Por el contrario, la independencia guatemalteca no se dio por un espíritu patriótico, como afirma nuestro himno nacional, sino por el interés de los hijos de españoles nacidos en Guatemala, quienes anhelaban mayor autonomía en la toma de decisiones. Estos criollos, cansados de la discriminación por parte de los peninsulares, buscaban un mayor control sobre sus recursos. Justo por ese origen elitista del proceso de independencia, durante muchos años posteriores a 1821, diversos pueblos y comunidades indígenas continuaron luchando por su autonomía, al punto que aún hoy se plantea que son 500 años de resistencia frente al modelo colonialista y discriminador que se consolidó en Guatemala.

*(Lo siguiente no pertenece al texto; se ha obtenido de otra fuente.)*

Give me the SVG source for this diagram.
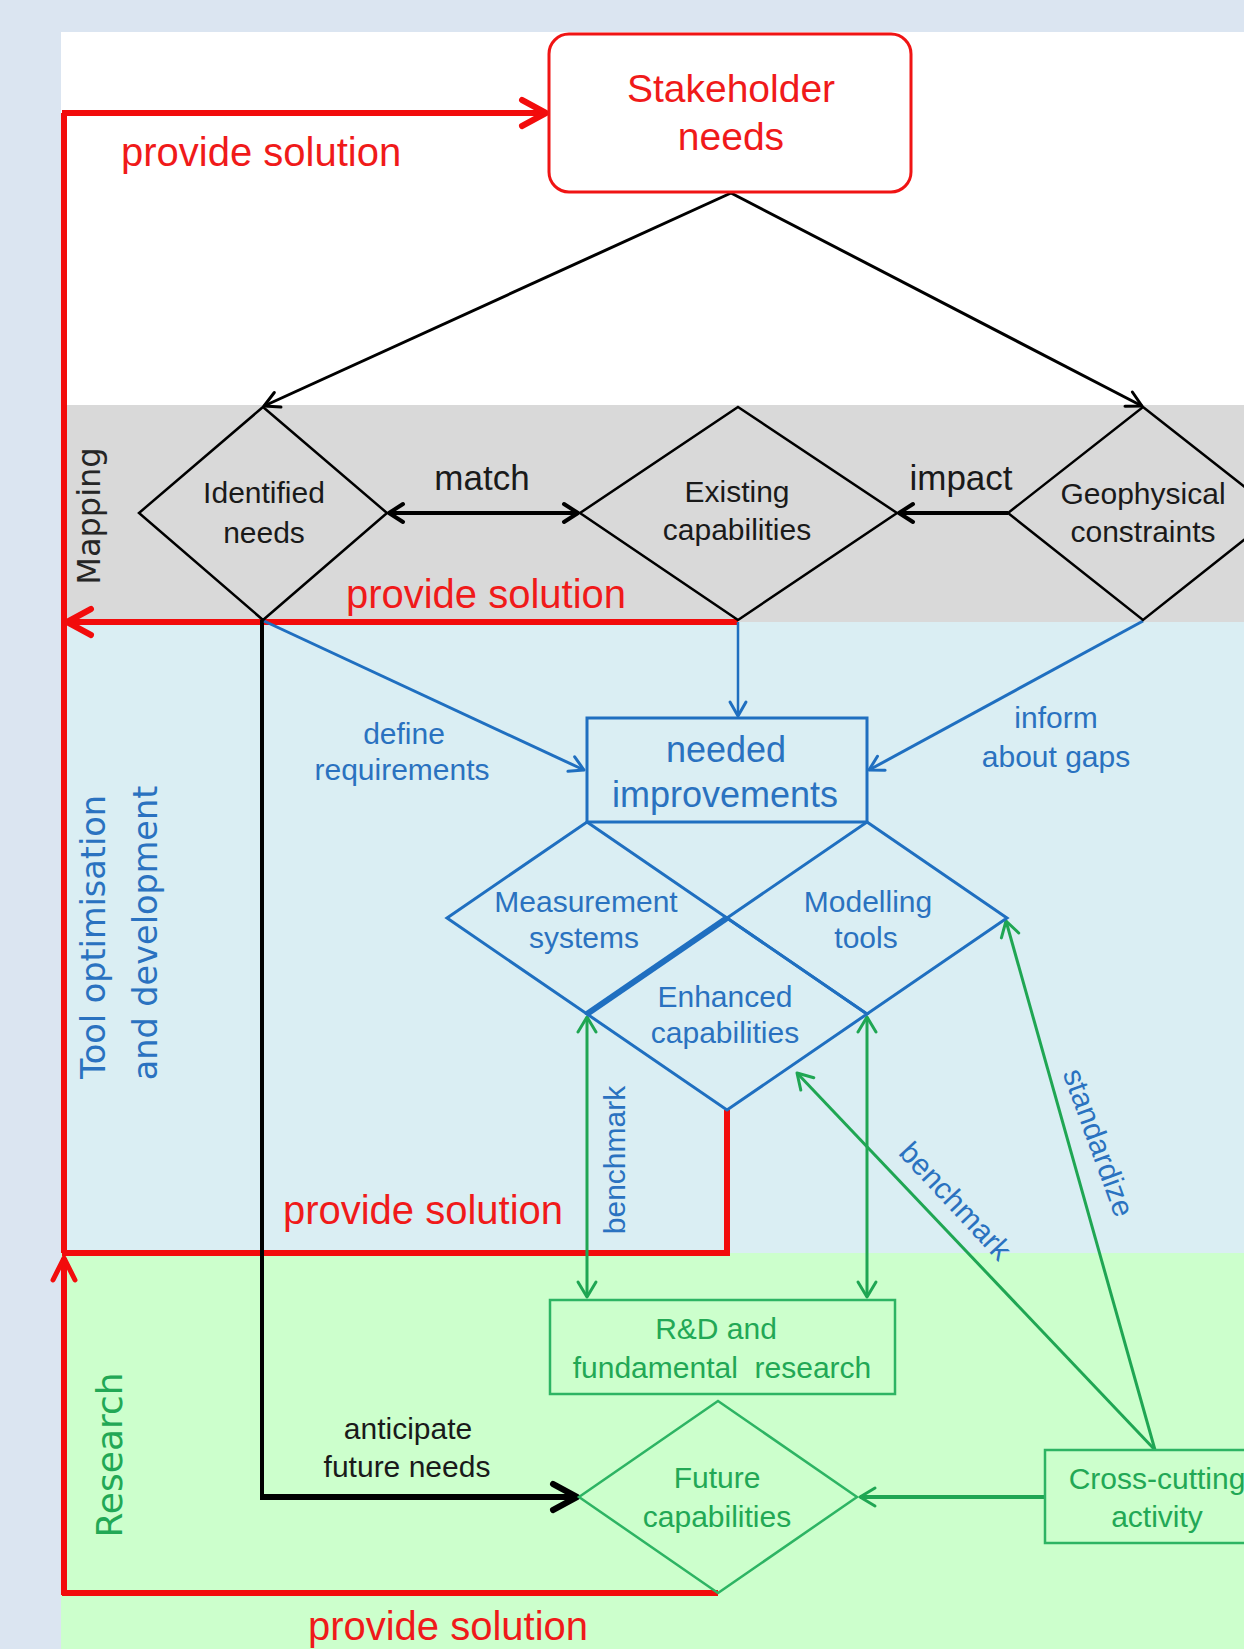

Las clases dominantes guatemaltecas se nutrieron de ese espíritu elitista que caracterizó nuestra independencia, lo que ha provocado un permanente desprecio por lo autóctono. Como ejemplo, aún hoy la sociedad sigue sin reconocer plenamente la riqueza cultural y artística del país, por lo que las artes en general continúan relegadas en el imaginario colectivo. Por esta razón, la sección «cultural» de los medios informativos suele estar colmada de referencias a artistas y eventos internacionales, aunque haya mucho por documentar sobre los creadores nacionales en disciplinas como el teatro, la danza artística, el ballet clásico, la pintura, la música y la poesía, entre otros campos que siguen padeciendo del desconocimiento, la falta de reconocimiento y el abandono.
Esa ausencia de una identidad nacional consolidada continúa condenándonos a un esnobismo que caracteriza a nuestras élites, quienes siguen abriendo las puertas de par en par a muchos extranjeros para que vengan a ofrecernos supuestas «cátedras» sobre aspectos que, tal vez, conocemos mejor. El malinchismo guatemalteco, fruto del elitismo con que nacimos a la vida independiente, sigue causando estragos en nuestro país, dos siglos después de nuestra supuesta independencia nacional.